**Data records**

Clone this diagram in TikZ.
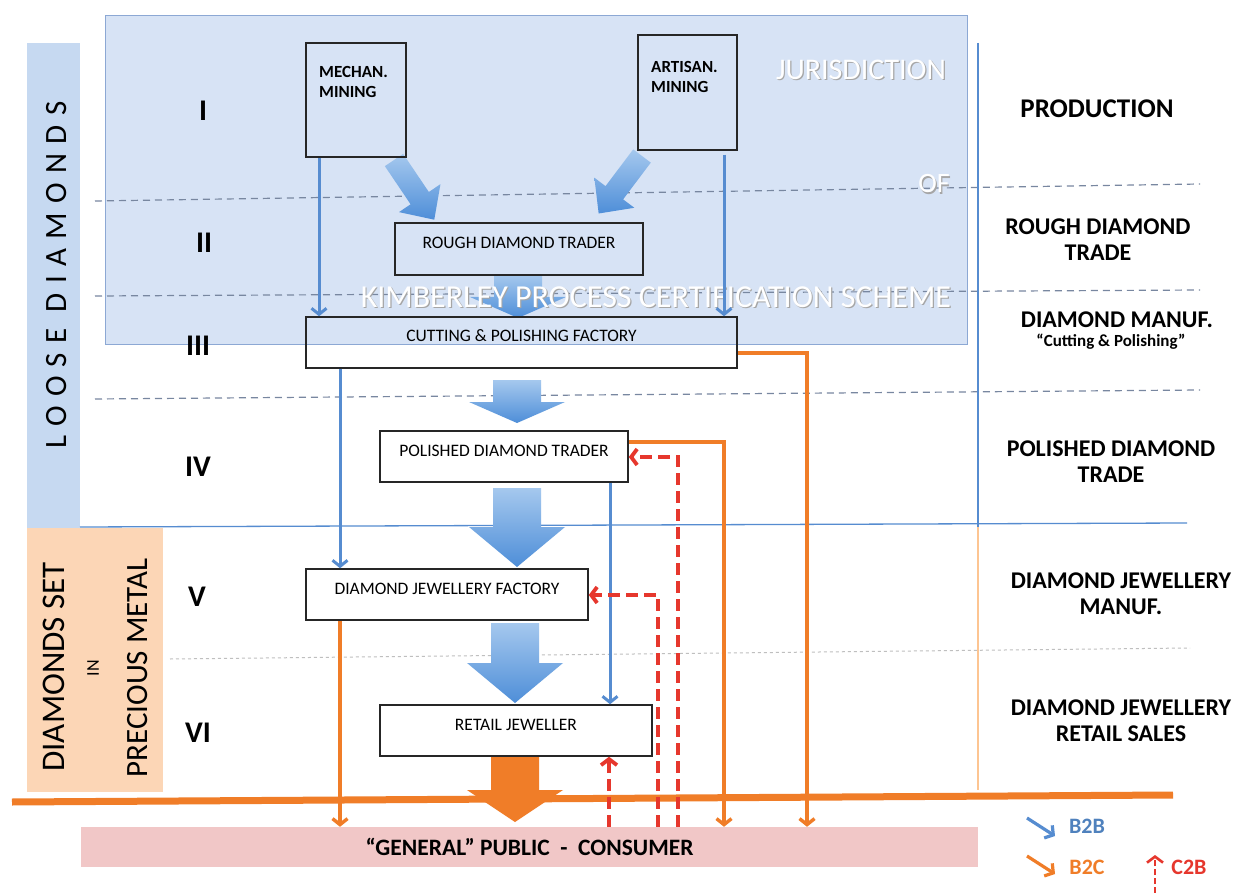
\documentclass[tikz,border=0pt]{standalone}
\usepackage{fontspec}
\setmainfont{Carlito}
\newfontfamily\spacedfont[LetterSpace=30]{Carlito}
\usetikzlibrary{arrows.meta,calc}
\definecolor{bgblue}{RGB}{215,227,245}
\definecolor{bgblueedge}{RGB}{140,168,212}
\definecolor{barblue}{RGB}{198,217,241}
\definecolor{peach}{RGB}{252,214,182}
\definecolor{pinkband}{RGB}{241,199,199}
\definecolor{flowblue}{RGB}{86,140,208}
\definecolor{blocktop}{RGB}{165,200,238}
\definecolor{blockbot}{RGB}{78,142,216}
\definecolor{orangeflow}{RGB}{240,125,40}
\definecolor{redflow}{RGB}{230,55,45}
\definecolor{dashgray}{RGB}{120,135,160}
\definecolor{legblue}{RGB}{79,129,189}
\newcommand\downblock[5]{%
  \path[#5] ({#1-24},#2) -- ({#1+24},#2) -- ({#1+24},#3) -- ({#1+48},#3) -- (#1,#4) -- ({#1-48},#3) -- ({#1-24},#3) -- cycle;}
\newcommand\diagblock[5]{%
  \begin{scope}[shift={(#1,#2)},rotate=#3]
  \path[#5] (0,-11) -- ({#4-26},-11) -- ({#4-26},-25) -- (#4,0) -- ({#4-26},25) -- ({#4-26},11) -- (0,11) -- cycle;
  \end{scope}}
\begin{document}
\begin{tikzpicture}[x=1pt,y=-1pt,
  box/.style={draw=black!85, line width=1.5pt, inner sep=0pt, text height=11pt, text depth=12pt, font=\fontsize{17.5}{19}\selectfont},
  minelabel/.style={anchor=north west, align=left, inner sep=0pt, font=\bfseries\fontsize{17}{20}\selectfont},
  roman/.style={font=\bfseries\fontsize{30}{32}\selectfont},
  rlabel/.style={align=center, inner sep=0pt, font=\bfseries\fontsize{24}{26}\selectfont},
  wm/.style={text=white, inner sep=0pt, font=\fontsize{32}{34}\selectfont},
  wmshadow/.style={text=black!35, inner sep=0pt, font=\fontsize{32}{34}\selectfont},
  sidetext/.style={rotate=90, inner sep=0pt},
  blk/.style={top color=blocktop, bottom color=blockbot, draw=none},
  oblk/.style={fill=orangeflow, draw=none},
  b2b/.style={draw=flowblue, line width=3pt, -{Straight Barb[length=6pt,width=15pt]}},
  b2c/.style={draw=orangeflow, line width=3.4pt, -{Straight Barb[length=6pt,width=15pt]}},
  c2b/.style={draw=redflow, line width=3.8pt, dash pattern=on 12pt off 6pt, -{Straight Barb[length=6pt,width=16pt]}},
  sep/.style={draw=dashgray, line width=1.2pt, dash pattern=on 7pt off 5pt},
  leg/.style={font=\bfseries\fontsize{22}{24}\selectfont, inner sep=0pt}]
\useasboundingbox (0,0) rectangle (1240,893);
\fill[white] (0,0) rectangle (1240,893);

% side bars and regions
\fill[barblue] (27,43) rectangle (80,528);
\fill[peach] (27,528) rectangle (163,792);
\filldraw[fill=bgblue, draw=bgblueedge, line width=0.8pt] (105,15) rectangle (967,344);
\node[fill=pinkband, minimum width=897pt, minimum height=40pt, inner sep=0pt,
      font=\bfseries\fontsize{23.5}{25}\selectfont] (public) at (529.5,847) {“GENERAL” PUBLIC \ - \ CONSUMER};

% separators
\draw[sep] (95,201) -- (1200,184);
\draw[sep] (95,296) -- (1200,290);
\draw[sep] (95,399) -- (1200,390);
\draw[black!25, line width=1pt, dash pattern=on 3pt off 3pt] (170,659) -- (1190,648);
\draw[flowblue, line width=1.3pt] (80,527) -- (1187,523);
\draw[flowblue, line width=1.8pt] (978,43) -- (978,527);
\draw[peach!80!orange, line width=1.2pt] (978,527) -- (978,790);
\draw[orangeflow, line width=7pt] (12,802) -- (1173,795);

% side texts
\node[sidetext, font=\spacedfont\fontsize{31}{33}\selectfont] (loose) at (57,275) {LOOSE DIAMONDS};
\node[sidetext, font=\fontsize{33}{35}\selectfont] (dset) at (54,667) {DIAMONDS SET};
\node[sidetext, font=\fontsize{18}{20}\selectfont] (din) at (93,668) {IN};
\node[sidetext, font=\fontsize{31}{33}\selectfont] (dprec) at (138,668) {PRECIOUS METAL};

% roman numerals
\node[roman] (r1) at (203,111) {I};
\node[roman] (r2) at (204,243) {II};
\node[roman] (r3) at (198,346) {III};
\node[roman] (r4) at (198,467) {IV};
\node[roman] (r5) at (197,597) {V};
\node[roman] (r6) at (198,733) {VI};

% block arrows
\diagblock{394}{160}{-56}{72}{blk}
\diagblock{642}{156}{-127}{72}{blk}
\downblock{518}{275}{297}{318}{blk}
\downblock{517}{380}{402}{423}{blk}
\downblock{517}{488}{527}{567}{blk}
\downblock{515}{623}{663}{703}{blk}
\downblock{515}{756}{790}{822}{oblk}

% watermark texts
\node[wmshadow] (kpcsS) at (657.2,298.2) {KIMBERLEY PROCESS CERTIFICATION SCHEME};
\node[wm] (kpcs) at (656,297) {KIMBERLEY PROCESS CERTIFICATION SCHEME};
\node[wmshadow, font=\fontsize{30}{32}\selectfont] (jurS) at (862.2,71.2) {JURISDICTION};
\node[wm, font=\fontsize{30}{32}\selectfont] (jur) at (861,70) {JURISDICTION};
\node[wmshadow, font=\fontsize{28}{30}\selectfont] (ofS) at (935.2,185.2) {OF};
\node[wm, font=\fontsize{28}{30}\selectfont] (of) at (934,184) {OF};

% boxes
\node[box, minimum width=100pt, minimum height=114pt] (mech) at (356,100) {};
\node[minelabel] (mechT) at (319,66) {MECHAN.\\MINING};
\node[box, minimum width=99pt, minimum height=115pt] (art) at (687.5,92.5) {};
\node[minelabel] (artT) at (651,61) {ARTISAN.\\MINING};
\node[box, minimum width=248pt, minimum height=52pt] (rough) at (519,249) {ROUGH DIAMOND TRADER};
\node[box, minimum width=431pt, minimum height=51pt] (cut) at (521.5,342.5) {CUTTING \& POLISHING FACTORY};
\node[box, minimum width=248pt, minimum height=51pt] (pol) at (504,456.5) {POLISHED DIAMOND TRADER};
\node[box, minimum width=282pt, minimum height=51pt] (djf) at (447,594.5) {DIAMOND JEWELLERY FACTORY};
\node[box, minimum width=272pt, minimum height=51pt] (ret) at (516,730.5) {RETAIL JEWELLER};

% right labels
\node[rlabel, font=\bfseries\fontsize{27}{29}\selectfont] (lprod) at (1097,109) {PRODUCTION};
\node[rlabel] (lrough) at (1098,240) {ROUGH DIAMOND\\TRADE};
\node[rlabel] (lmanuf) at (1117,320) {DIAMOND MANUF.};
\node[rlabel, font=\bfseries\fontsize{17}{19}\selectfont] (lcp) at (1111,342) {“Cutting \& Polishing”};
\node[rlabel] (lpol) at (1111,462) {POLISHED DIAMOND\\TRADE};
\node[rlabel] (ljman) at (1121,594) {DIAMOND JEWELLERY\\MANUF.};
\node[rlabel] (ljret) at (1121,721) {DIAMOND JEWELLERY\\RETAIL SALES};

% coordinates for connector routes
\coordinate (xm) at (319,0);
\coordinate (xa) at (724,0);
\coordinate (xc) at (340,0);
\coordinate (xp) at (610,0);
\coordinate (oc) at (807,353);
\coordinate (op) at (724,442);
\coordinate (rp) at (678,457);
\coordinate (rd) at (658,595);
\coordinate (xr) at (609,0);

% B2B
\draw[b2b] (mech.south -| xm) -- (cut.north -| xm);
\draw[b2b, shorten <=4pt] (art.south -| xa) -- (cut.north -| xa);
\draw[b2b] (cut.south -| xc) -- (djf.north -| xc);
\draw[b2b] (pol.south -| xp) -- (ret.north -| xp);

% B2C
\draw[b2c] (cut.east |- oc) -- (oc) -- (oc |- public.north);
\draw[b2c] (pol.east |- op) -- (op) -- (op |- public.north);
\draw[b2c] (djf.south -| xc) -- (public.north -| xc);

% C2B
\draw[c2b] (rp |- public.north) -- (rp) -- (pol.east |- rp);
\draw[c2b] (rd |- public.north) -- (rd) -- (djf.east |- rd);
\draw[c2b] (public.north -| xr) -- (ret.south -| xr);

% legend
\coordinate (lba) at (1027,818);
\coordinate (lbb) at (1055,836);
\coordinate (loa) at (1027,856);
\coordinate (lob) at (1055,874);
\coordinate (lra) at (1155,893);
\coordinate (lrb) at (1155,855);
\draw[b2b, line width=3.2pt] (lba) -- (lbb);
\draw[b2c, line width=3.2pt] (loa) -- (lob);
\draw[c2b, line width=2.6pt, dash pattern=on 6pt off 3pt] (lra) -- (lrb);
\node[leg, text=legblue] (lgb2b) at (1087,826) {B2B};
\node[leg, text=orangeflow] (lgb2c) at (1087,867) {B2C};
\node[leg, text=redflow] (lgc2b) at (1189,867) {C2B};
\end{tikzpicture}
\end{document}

==

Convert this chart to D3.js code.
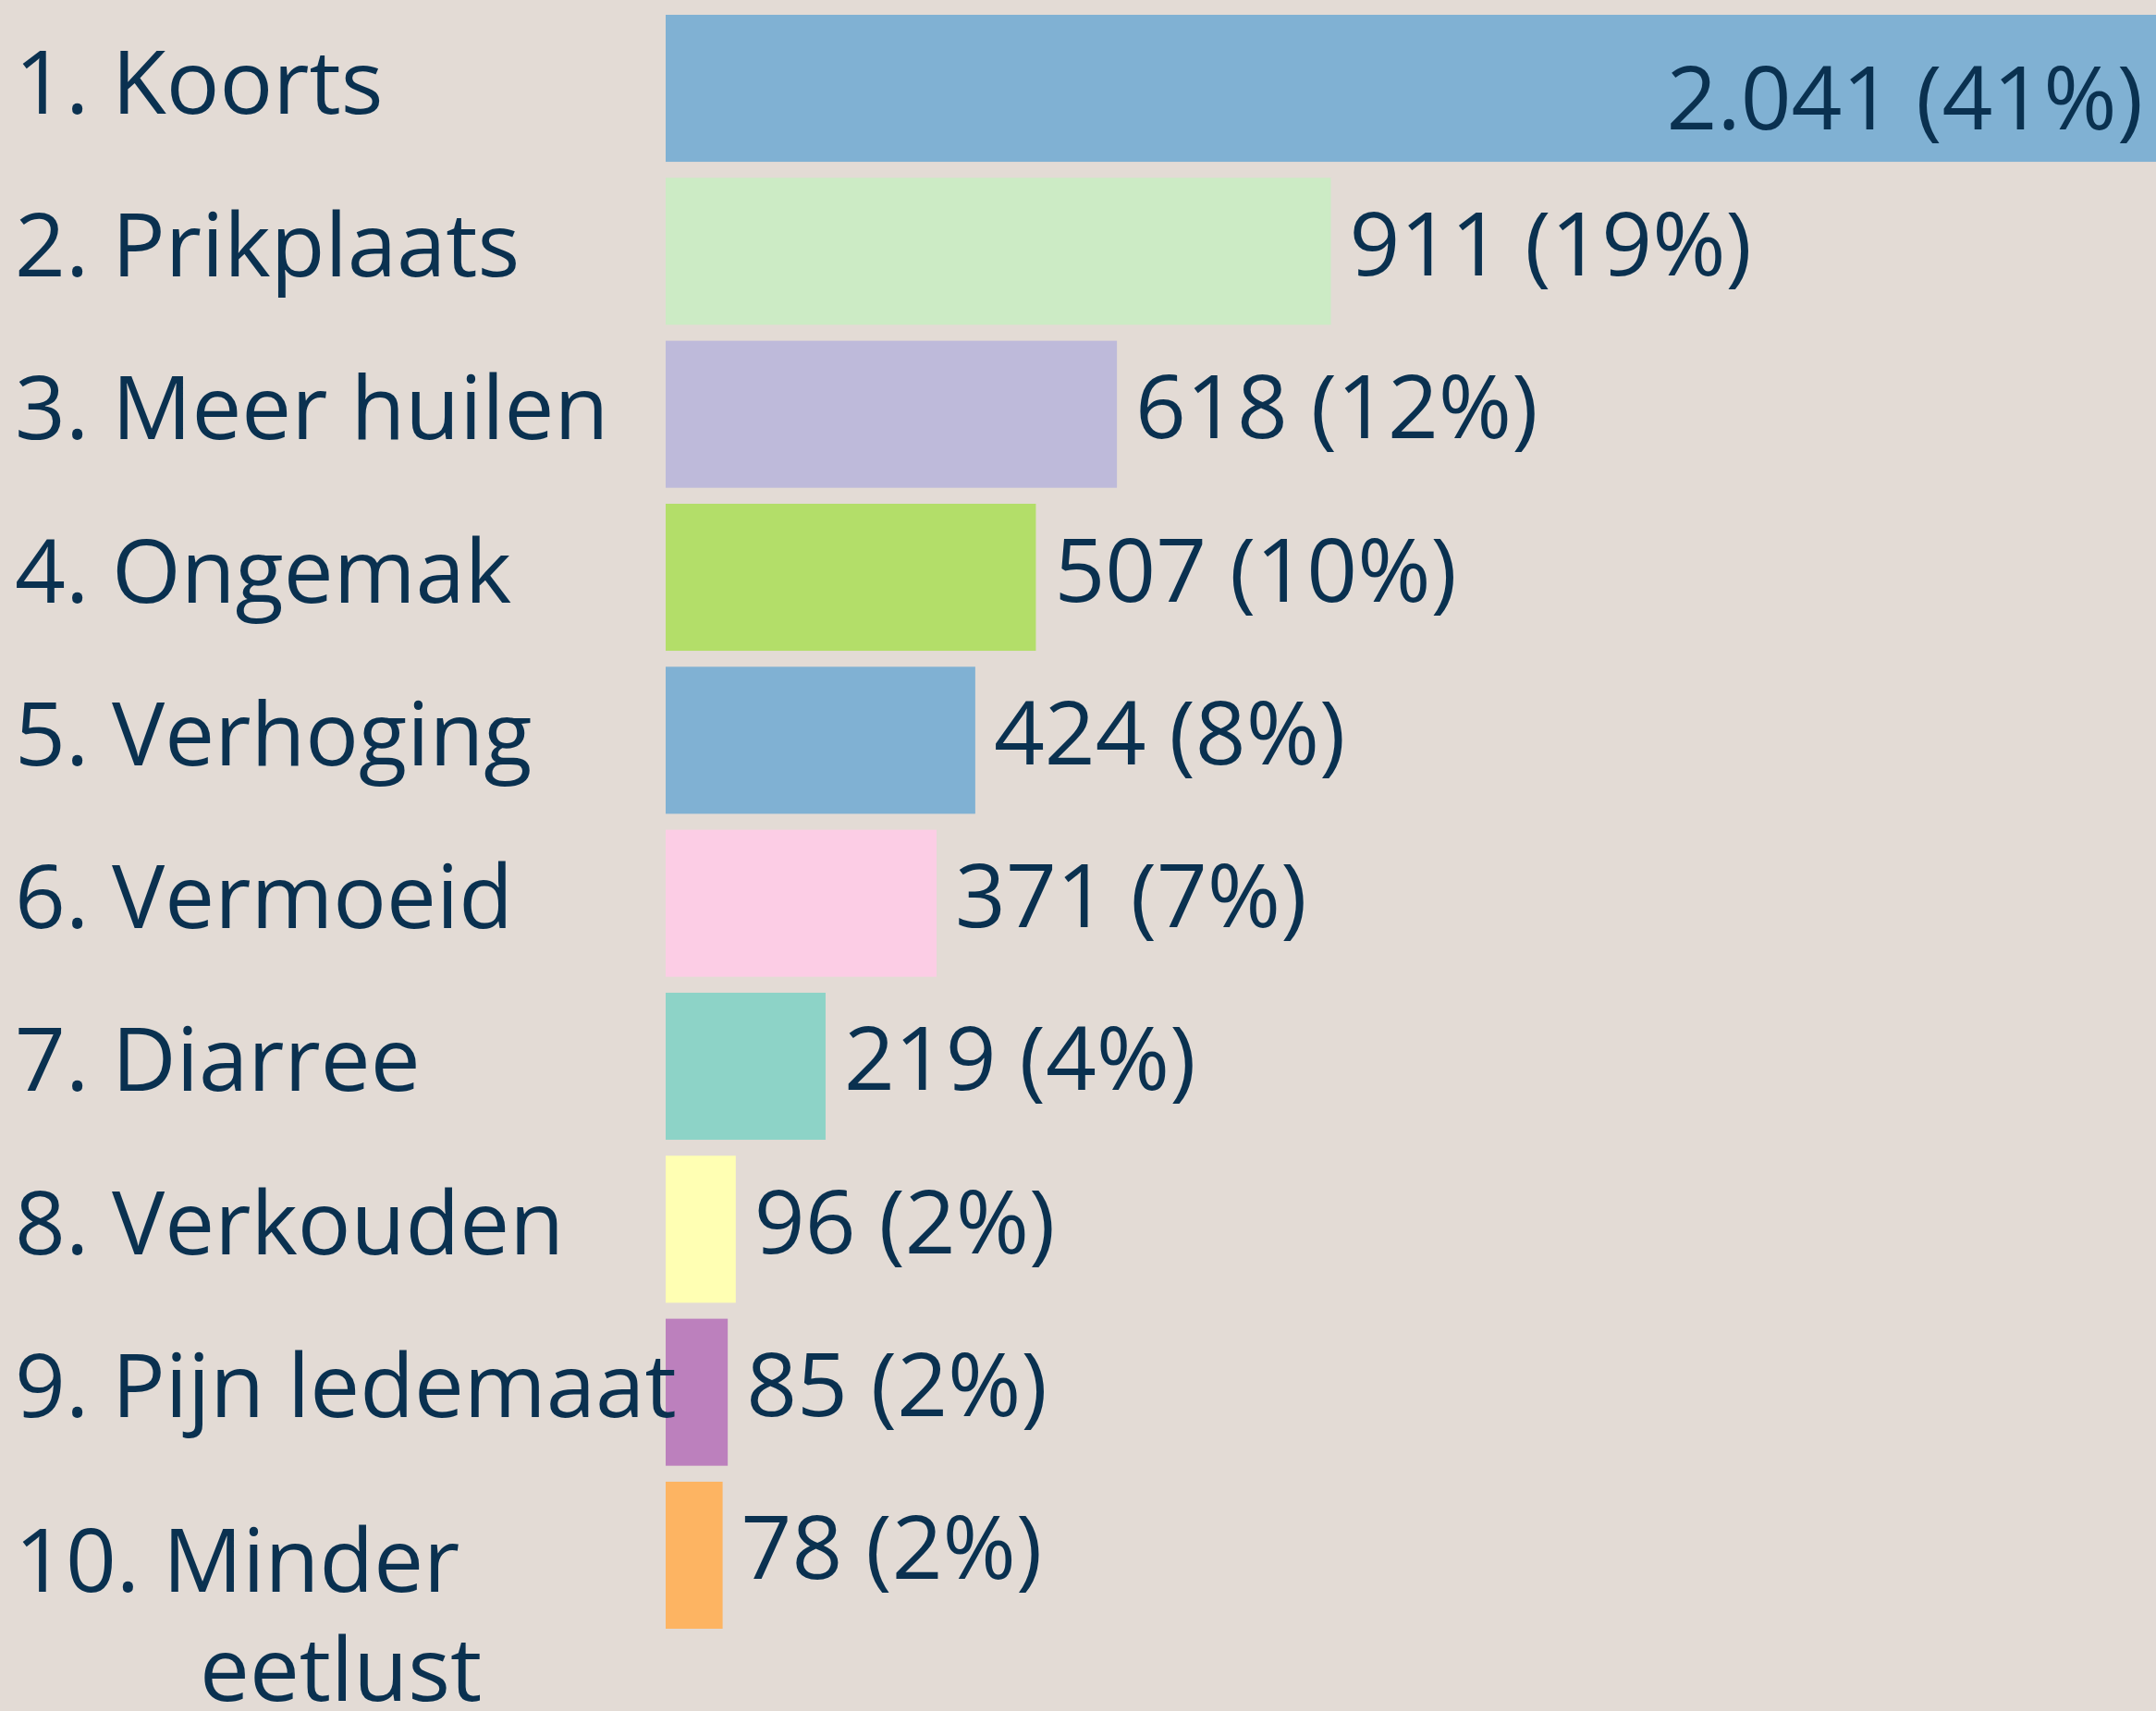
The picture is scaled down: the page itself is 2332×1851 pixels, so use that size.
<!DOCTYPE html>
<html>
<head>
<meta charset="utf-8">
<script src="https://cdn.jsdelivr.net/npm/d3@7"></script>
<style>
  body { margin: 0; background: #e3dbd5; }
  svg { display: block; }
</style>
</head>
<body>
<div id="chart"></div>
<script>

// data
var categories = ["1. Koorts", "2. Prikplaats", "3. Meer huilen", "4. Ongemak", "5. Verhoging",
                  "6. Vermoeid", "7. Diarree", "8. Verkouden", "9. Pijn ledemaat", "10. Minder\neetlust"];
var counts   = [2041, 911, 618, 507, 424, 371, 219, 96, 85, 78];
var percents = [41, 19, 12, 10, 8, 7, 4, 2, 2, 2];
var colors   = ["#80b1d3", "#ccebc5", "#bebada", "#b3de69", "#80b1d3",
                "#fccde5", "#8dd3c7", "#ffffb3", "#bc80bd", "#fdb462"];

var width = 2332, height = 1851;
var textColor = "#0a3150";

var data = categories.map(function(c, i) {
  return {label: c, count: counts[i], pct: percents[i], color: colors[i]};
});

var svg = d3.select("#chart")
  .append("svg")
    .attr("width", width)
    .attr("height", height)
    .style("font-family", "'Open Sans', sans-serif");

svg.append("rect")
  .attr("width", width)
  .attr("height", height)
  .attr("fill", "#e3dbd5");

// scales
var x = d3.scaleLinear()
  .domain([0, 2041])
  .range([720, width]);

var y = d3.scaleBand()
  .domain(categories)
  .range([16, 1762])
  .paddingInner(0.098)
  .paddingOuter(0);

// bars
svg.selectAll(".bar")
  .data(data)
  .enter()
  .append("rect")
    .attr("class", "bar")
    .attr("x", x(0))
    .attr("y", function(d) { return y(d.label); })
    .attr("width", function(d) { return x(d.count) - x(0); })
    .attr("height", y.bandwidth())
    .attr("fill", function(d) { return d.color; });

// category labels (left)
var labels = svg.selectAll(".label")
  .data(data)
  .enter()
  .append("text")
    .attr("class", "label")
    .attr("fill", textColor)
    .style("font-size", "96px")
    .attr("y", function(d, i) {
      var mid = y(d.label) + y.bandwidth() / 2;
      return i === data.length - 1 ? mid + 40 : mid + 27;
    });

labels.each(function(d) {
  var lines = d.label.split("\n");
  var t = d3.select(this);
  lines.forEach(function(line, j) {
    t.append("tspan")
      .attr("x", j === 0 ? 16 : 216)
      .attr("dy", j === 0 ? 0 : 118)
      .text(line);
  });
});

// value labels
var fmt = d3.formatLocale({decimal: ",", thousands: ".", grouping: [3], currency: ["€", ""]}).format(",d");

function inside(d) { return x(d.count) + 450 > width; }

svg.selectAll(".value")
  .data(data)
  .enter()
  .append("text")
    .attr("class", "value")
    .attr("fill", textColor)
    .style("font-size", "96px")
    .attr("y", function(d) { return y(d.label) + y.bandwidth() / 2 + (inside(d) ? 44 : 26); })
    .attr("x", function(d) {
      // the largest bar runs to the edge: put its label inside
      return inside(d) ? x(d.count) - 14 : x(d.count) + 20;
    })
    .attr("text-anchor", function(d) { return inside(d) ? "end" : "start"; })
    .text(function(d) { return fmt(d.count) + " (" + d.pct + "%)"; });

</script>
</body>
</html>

**Written instruction**
In the material above, find each line that contains the word "this", and select it.

**The solution**
Clone this diagram in TikZ.
Convert this chart to D3.js code.
  var t = d3.select(this);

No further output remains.